LAG Berlin-Brandenburg: Ausschluss der deutschen Gerichtsbarkeit
Das LAG Berlin-Brandenburg hat mit Urteil vom 10.7.2013 - 17 Sa 2620/10 - wie folgt entschieden:
1. Wird ein Fahrer, der bei einer ausländischen Botschaft beschäftigt ist, als solcher bei Besuchen von offiziellen Delegationen des ausländischen Staates eingesetzt und muss er dabei auch die Funktion eines Dolmetschers übernehmen, weil die Delegationen über keinen eigenen Dolmetscher verfügen, handelt es sich nicht ohne Weiteres um eine hoheitliche Tätigkeit des ausländischen Staates, die nach § 20 Abs. 2 GVG die deutsche Gerichtsbarkeit ausschließen könnte. Die Verbindung der Tätigkeiten als Fahrer und Dolmetscher muss vielmehr in nennenswertem Umfang zur Anbahnung und Pflege von Gesprächskontakten beitragen, die der Pflege politischer, kultureller, wirtschaftlicher und wissenschaftlicher Beziehungen dienen, damit die Tätigkeit als insgesamt hoheitlich angesehen werden kann (vgl. BAG, Urteil vom 1.7.2010 – 2 AZR 270/09 – AP Nr. 5 zu Art. 25 GG).
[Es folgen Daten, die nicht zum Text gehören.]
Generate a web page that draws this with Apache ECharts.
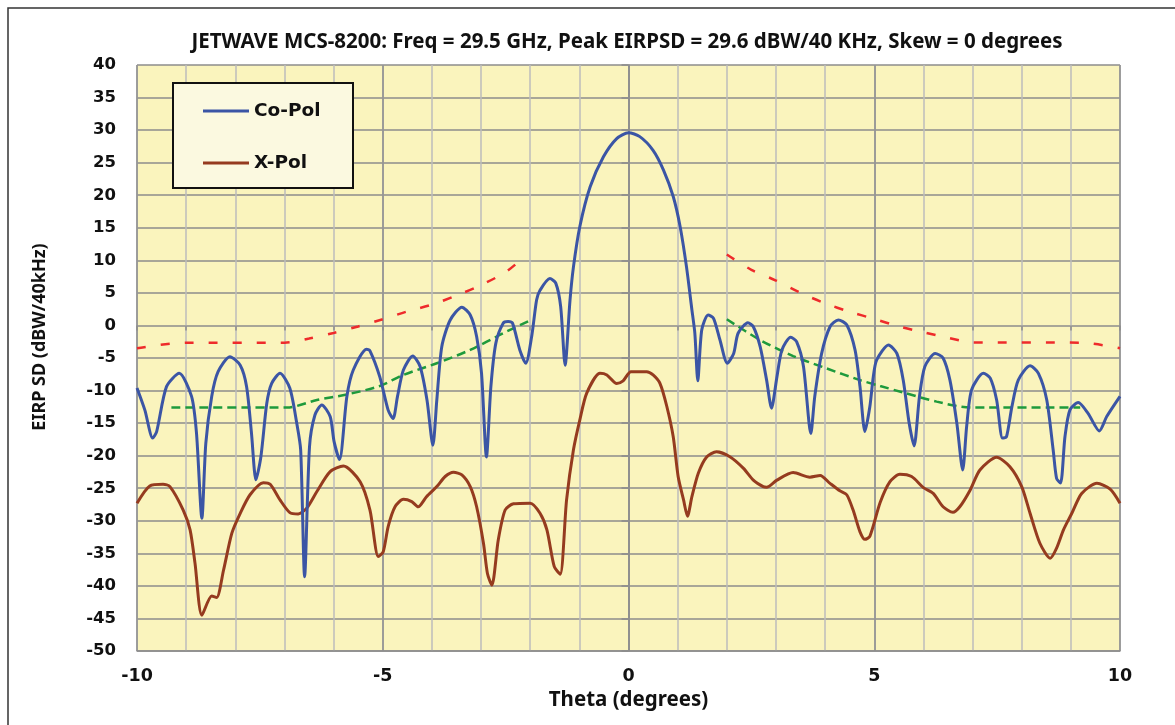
<!DOCTYPE html>
<html>
<head>
<meta charset="utf-8">
<script src="https://cdn.jsdelivr.net/npm/echarts@6/dist/echarts.min.js"></script>
<style>
html,body{margin:0;padding:0;background:#fff;}
#chart{width:1175px;height:725px;}
</style>
</head>
<body>
<div id="chart"></div>
<script>
const chartTitle = 'JETWAVE MCS-8200: Freq = 29.5 GHz, Peak EIRPSD = 29.6 dBW/40 KHz, Skew = 0 degrees';
const xAxisName = 'Theta (degrees)';
const yAxisName = 'EIRP SD (dBW/40kHz)';
const seriesNames = ['Co-Pol', 'X-Pol'];

const coTheta = [-10,-9.84,-9.68,-9.6,-9.4,-9.14,-8.89,-8.79,-8.68,-8.6,-8.48,-8.35,-8.11,-7.9,-7.77,-7.67,-7.58,-7.48,-7.36,-7.26,-7.09,-6.89,-6.75,-6.67,-6.59,-6.49,-6.38,-6.24,-6.07,-5.99,-5.88,-5.73,-5.6,-5.33,-5.26,-5.06,-4.89,-4.79,-4.7,-4.58,-4.39,-4.24,-4.1,-3.98,-3.9,-3.8,-3.63,-3.39,-3.22,-3.09,-2.99,-2.89,-2.8,-2.7,-2.55,-2.45,-2.36,-2.21,-2.09,-1.97,-1.87,-1.8,-1.6,-1.48,-1.38,-1.29,-1.19,-1.12,-0.99,-0.78,-0.51,-0.24,0,0.23,0.5,0.71,0.91,1.05,1.18,1.29,1.35,1.41,1.49,1.62,1.73,1.86,2.01,2.14,2.23,2.43,2.54,2.68,2.81,2.91,3.02,3.12,3.3,3.42,3.56,3.71,3.79,3.93,4.1,4.27,4.44,4.61,4.71,4.81,4.91,4.98,5.05,5.29,5.46,5.59,5.71,5.81,5.92,6.03,6.24,6.4,6.54,6.68,6.8,6.88,6.98,7.22,7.36,7.49,7.61,7.69,7.8,7.93,8.17,8.34,8.51,8.64,8.71,8.79,8.88,8.98,9.15,9.35,9.58,9.73,10];
const coVals = [-9.6,-13.0,-17.3,-16.3,-9.4,-7.35,-10.9,-16.5,-29.6,-18.1,-10.9,-7.1,-4.8,-6.1,-9.4,-16.6,-23.7,-20.2,-12.0,-8.9,-7.35,-9.65,-15.0,-19.1,-38.6,-18.6,-13.75,-12.2,-14.0,-17.85,-20.6,-10.9,-6.85,-3.65,-3.9,-7.9,-13.0,-14.3,-10.9,-6.85,-4.7,-6.3,-11.45,-18.4,-11.45,-3.3,0.8,2.8,1.6,-1.7,-7.35,-20.2,-9.4,-2.75,0.35,0.6,0.35,-3.8,-5.8,-1.7,3.9,5.4,7.2,6.5,2.9,-6.1,3.9,9.0,15.2,21.3,25.9,28.7,29.6,29.0,26.9,23.9,19.8,15.2,9.0,2.4,-1.2,-8.5,-0.7,1.6,1.1,-2.2,-5.8,-4.3,-1.2,0.4,-0.2,-3.3,-8.4,-12.7,-7.9,-3.8,-1.8,-2.5,-6.3,-16.6,-10.9,-4.3,-0.2,0.85,0.1,-3.8,-9.4,-16.3,-12.5,-7.9,-5.3,-3.0,-4.3,-8.4,-15.0,-18.5,-10.9,-6.3,-4.3,-5.0,-8.4,-15.0,-22.2,-15.5,-9.9,-7.35,-8.1,-11.45,-17.3,-17.1,-12.5,-8.4,-6.2,-7.35,-11.45,-19.1,-23.5,-24.2,-17.1,-13.0,-11.85,-13.5,-16.2,-14.0,-10.9];

const xpTheta = [-10,-9.74,-9.47,-9.33,-9.06,-8.92,-8.82,-8.68,-8.48,-8.38,-8.24,-8.07,-7.9,-7.7,-7.43,-7.29,-7.09,-6.89,-6.72,-6.55,-6.34,-6.07,-5.8,-5.46,-5.26,-5.09,-4.99,-4.89,-4.75,-4.58,-4.41,-4.28,-4.11,-3.9,-3.73,-3.56,-3.39,-3.22,-3.09,-2.95,-2.87,-2.78,-2.65,-2.51,-2.34,-2.0,-1.8,-1.66,-1.51,-1.39,-1.26,-1.12,-0.99,-0.85,-0.58,-0.44,-0.24,-0.11,0.05,0.37,0.5,0.64,0.78,0.91,1.01,1.12,1.2,1.29,1.42,1.59,1.79,2.07,2.34,2.54,2.74,2.81,3.02,3.35,3.69,3.9,4.1,4.3,4.44,4.57,4.71,4.81,4.91,5.12,5.32,5.52,5.76,6.0,6.2,6.4,6.6,6.74,6.95,7.15,7.49,7.76,8.0,8.17,8.37,8.58,8.71,8.85,9.02,9.22,9.53,9.8,10];
const xpVals = [-27.3,-24.65,-24.4,-24.75,-28.35,-31.4,-36.5,-44.5,-41.55,-41.8,-37.6,-31.9,-28.85,-26.0,-24.15,-24.4,-26.8,-28.75,-28.95,-28.1,-25.5,-22.45,-21.6,-24.0,-28.35,-35.5,-34.75,-30.9,-27.85,-26.7,-27.05,-27.85,-26.3,-24.75,-23.2,-22.55,-22.95,-24.75,-27.85,-33.5,-38.1,-39.9,-32.95,-28.35,-27.4,-27.3,-28.85,-31.4,-37.05,-38.2,-26.8,-19.1,-14.5,-10.4,-7.35,-7.6,-8.9,-8.5,-7.1,-7.1,-7.6,-8.9,-12.45,-17.1,-23.2,-26.8,-29.3,-26.3,-22.7,-20.2,-19.4,-20.2,-21.95,-23.75,-24.75,-24.85,-23.75,-22.6,-23.3,-23.05,-24.25,-25.4,-26.0,-28.35,-31.7,-32.85,-32.4,-27.2,-24.0,-22.85,-23.2,-24.9,-25.8,-27.85,-28.7,-27.85,-25.3,-22.2,-20.25,-21.7,-24.75,-28.85,-33.45,-35.75,-34.2,-31.4,-28.85,-25.8,-24.25,-25.15,-27.3];

const redLeftTheta = [-10,-9,-7,-6.5,-6,-5.5,-5,-4.5,-4,-3.5,-3,-2.5,-2.22];
const redLeftVals = [-3.5,-2.65,-2.65,-2.0,-1.15,-0.15,0.95,2.15,3.2,4.6,6.2,8.2,9.9];
const redRightTheta = [2,2.5,3,3.5,4,4.5,5,5.5,6,6.5,7,9.2,10];
const redRightVals = [10.9,8.55,6.9,5.0,3.4,2.1,1.0,-0.15,-1.05,-1.9,-2.6,-2.65,-3.5];

const greenLeftTheta = [-9.3,-6.95,-6.34,-5.73,-5.06,-4.58,-3.9,-3.22,-2.55,-1.97];
const greenLeftVals = [-12.6,-12.6,-11.45,-10.6,-9.3,-7.6,-5.8,-3.75,-1.2,0.9];
const greenRightTheta = [2.0,2.68,3.35,4.03,4.71,5.12,5.59,6.27,6.95,9.19];
const greenRightVals = [0.95,-2.25,-4.7,-6.6,-8.4,-9.3,-10.3,-11.7,-12.6,-12.6];

const xTickLabels = [-10,-5,0,5,10];

function pairs(t, v){ return t.map((x,i)=>[x, v[i]]); }

const chart = echarts.init(document.getElementById('chart'), null, {renderer:'canvas'});

const lineBase = {type:'line', showSymbol:false, symbol:'none', silent:true, animation:false};
const redStyle = {color:'#EE2B2B', width:2.5, type:[9,15]};
const greenStyle = {color:'#1E9A3C', width:2.5, type:[9,5]};

const option = {
  animation:false,
  backgroundColor:'#ffffff',
  grid:{left:137, top:65, width:983, height:586, show:true, backgroundColor:'#FAF4BD', borderWidth:0},
  legend:{
    data:[{name:seriesNames[0]},{name:seriesNames[1]}],
    orient:'vertical', left:198, top:95, itemWidth:46, itemHeight:3, icon:'rect',
    itemGap:30, z:200,
    textStyle:{fontFamily:'DejaVu Sans', fontWeight:'bold', fontSize:18.5, color:'#111', lineHeight:22, padding:[0,0,0,0]}
  },
  xAxis:[
    {type:'value', min:-10, max:10, interval:1, position:'bottom',
     axisLine:{show:false}, axisTick:{show:true, length:5, lineStyle:{color:'#8C8C8C', width:1.5}}, axisLabel:{show:false},
     splitLine:{show:true, lineStyle:{color:'#BDBDBD', width:1.5}}},
    {type:'value', min:-10, max:10, interval:5, position:'bottom',
     name:xAxisName, nameLocation:'middle', nameGap:33,
     nameTextStyle:{fontFamily:'Noto Sans', fontWeight:'bold', fontSize:20.5, color:'#111'},
     axisLine:{show:true, lineStyle:{color:'#8C8C8C', width:1.5}},
     axisTick:{show:false},
     axisLabel:{margin:16, fontFamily:'DejaVu Sans', fontWeight:'bold', fontSize:17.5, color:'#111',
       formatter:(v)=> xTickLabels.includes(v) ? String(v) : ''},
     splitLine:{show:true, lineStyle:{color:'#8C8C8C', width:1.5}}}
  ],
  yAxis:{type:'value', min:-50, max:40, interval:5,
    axisLine:{show:true, lineStyle:{color:'#8C8C8C', width:1.5}},
    axisTick:{show:true, length:7, lineStyle:{color:'#8C8C8C', width:1.5}},
    axisLabel:{margin:21, fontFamily:'DejaVu Sans', fontWeight:'bold', fontSize:16.5, color:'#111'},
    splitLine:{show:true, lineStyle:{color:'#8C8C8C', width:1.5}}},
  graphic:[
    {type:'rect', shape:{x:8, y:8, width:1190, height:740}, style:{fill:'none', stroke:'#333', lineWidth:1.5}, z:0, silent:true},
    {type:'text', x:627, y:42, style:{text:chartTitle, fontFamily:'Noto Sans', fontWeight:'bold', fontSize:20.5, fill:'#111', align:'center', verticalAlign:'middle'}, z:10},
    {type:'rect', shape:{x:173, y:83, width:180, height:105}, style:{fill:'#FBF9E0', stroke:'#111', lineWidth:2}, z:150, silent:true},
    {type:'text', x:40, y:337, rotation:Math.PI/2, style:{text:yAxisName, fontFamily:'Noto Sans', fontWeight:'bold', fontSize:18, fill:'#111', align:'center', verticalAlign:'middle'}, z:10}
  ],
  series:[
    Object.assign({}, lineBase, {name:'redL', data:pairs(redLeftTheta, redLeftVals), lineStyle:redStyle, smooth:0.3, z:3}),
    Object.assign({}, lineBase, {name:'redR', data:pairs(redRightTheta, redRightVals), lineStyle:redStyle, smooth:0.3, z:3}),
    Object.assign({}, lineBase, {name:'greenL', data:pairs(greenLeftTheta, greenLeftVals), lineStyle:greenStyle, smooth:0.3, z:3}),
    Object.assign({}, lineBase, {name:'greenR', data:pairs(greenRightTheta, greenRightVals), lineStyle:greenStyle, smooth:0.3, z:3}),
    Object.assign({}, lineBase, {name:seriesNames[1], data:pairs(xpTheta, xpVals), color:'#953B1F', lineStyle:{color:'#953B1F', width:3}, smooth:0.25, z:4}),
    Object.assign({}, lineBase, {name:seriesNames[0], data:pairs(coTheta, coVals), color:'#3B55A5', lineStyle:{color:'#3B55A5', width:3}, smooth:0.25, z:5})
  ]
};
chart.setOption(option);
</script>
</body>
</html>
2. Die Botschaft eines ausländischen Staates in der Bundesrepublik Deutschland ist als „Niederlassung“ im Sinne des Art. 18 Abs. 2 EuGVVO anzusehen, wenn der dort beschäftigte Arbeitnehmer nicht hoheitlich tätig wird (EuGH, Urteil vom 19.7.2012 – C-154/11 – NZA 2012, 935). Für eine arbeitsgerichtliche Streitigkeit dieses Arbeitnehmers sind die deutschen Gerichte international zuständig.
3. Kann der in der Bundesrepublik Deutschland beschäftigte Arbeitnehmer im Falle einer unwirksamen Kündigung nach dem gewählten ausländischen Recht die Fortsetzung des Arbeitsverhältnisses nicht erreichen, sondern muss er sich auf eine finanzielle Abfindung für den Verlust des Arbeitsplatzes verweisen lassen, findet das Kündigungsschutzgesetz Anwendung, sofern der Arbeitsvertrag nicht engere Verbindungen zu einem anderen Staat aufweist (Art. 30 EGBGB, Art. 8 Rom-I-VO). Für eine derartige engere Verbindung genügt es nicht, dass der Arbeitnehmer im öffentlichen Dienst des ausländischen Staates tätig war.
4. Sieht das gewählte ausländische Recht im Falle der unwirksamen Kündigung keinen Anspruch auf Zahlung einer Annahmeverzugsvergütung vor, finden §§ 615, 295, 296 BGB nach Maßgabe des Art. 30 Abs. 1 EGBGB (Art. 8 Abs. 1 Rom-IVO) Anwendung.